Our third day was the longest at 29 miles and we put in 8 hours on the water. None of us had much energy left so we just sat in the sand waiting for someone to offer to put our tent up for us. Gradually we got a second wind and set up camp, had a great swim, had dinner and were in our tents before it was fully dark.
The night temperatures had been a little chilly and I was wishing for a little warmer sleeping bag. Our last day on the river dawned clear and cool and we had 12 miles to the end of the river where it flows into the White River.
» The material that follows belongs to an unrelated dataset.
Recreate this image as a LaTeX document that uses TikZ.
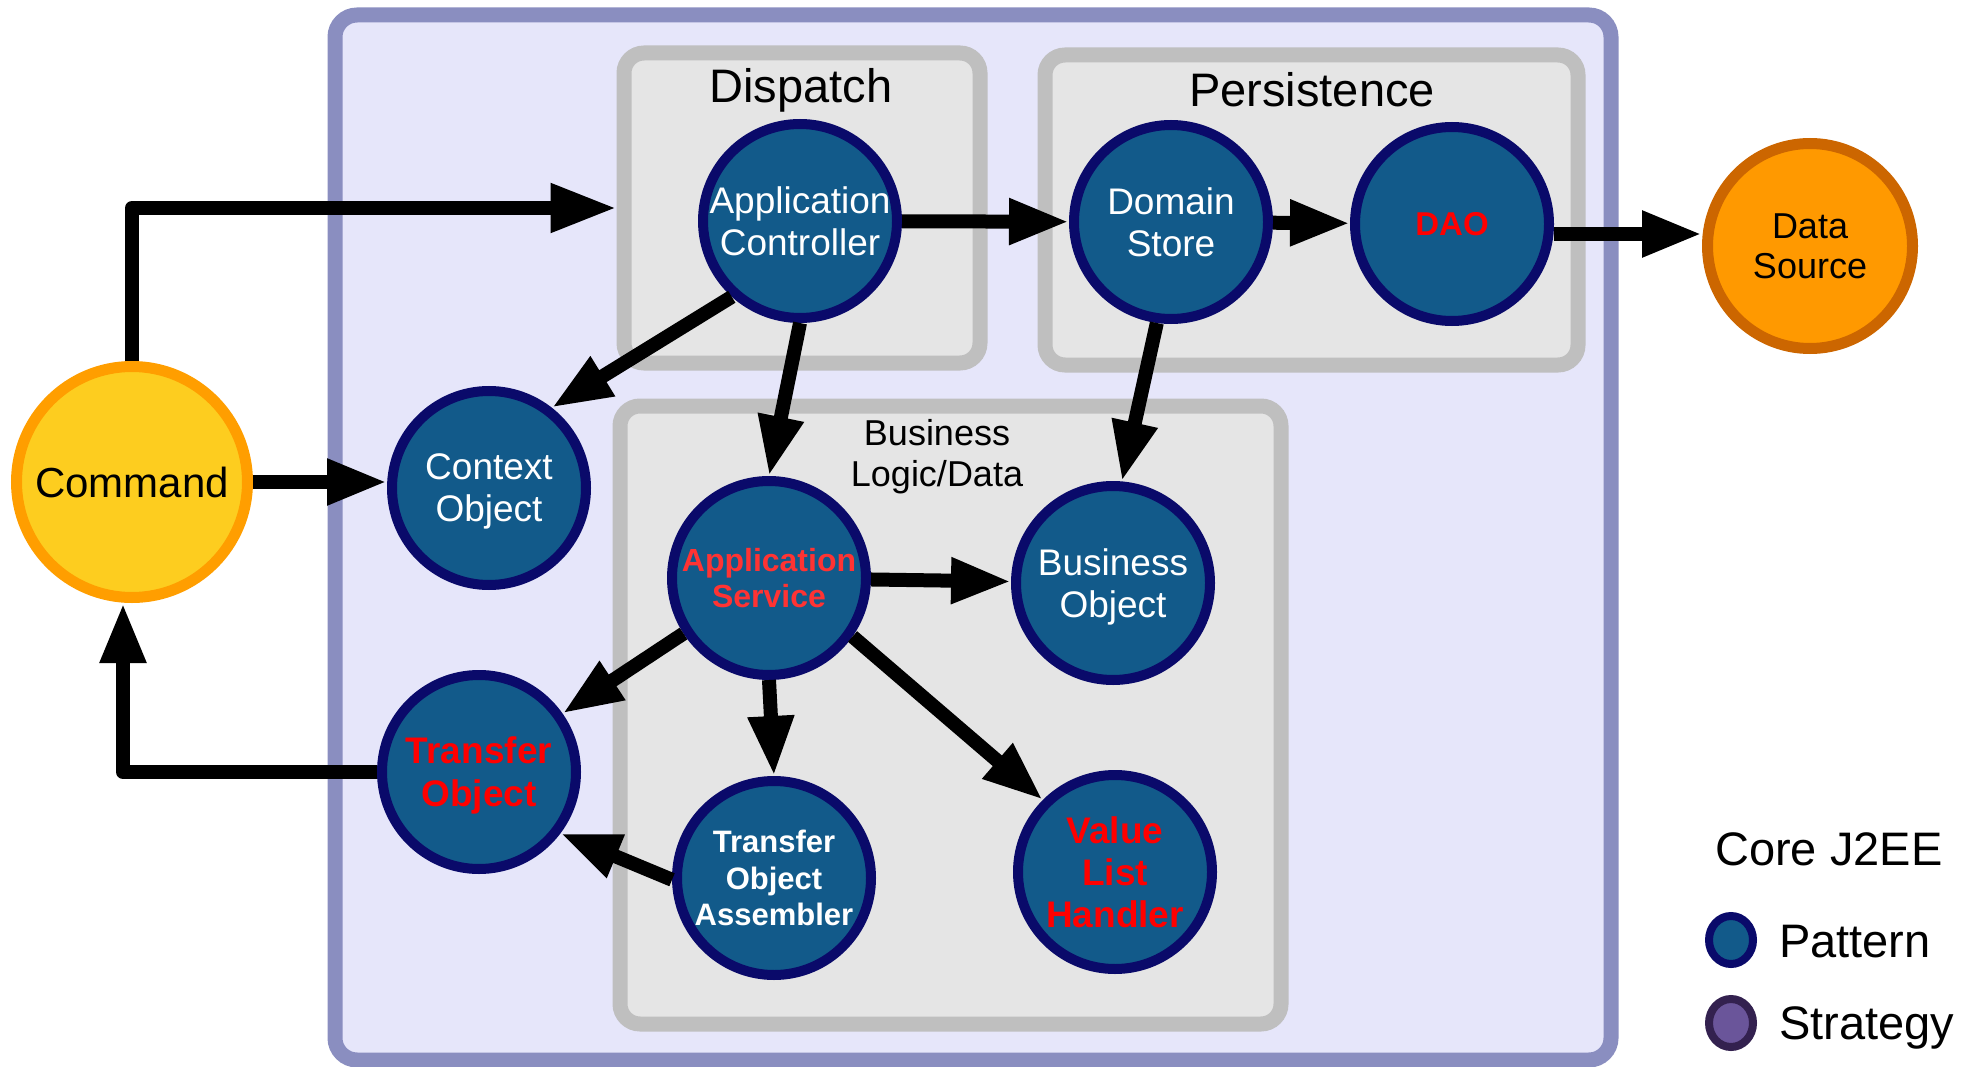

When we picked up our shuttle four days previously we got a glimpse of the White River and were warned about it having all of its’ 8 spillgates open resulting in a 12 mile an hour current. Sounds like fun except when you have to paddle upstream as we would have to do for a half mile or so to get to our take out spot. This is a cause of concern.
While paddling, we talked with some fishermen and they said that “only 5 of the spillgates were open currently and that we had their sympathy paddling against the swift current.” They recommended that we ferry across the White and go downstream a bit and land at a small marina and call for a ride.
As soon I nosed my kayak into the flow of the White I had a battle keeping it headed upstream to ferry over to Smith Island which was only 100 yards or so away. I landed on the island and saw Bob and Phil paddling the eddies along the edge of the White, apparently heading for our cars. Finally Bob had enough trying to keep his canoe straight in the current and he peeled off and ferried over to where I was. Phil kept up a slow and steady pace upstream until he was out of sight. He said later that his arms were like lead when he finally reached the far bank.
Bob and I made it the last 100 yards downstream over to Riley’s Marina, and placed our call up to Phil for a shuttle back to our cars. Shortly after the call, he pulled in and our trip was over.
Each Buffalo River trip is different, and this was the best trip by far. But then again, I say that about every Buffalo River trip. And it’s true each time.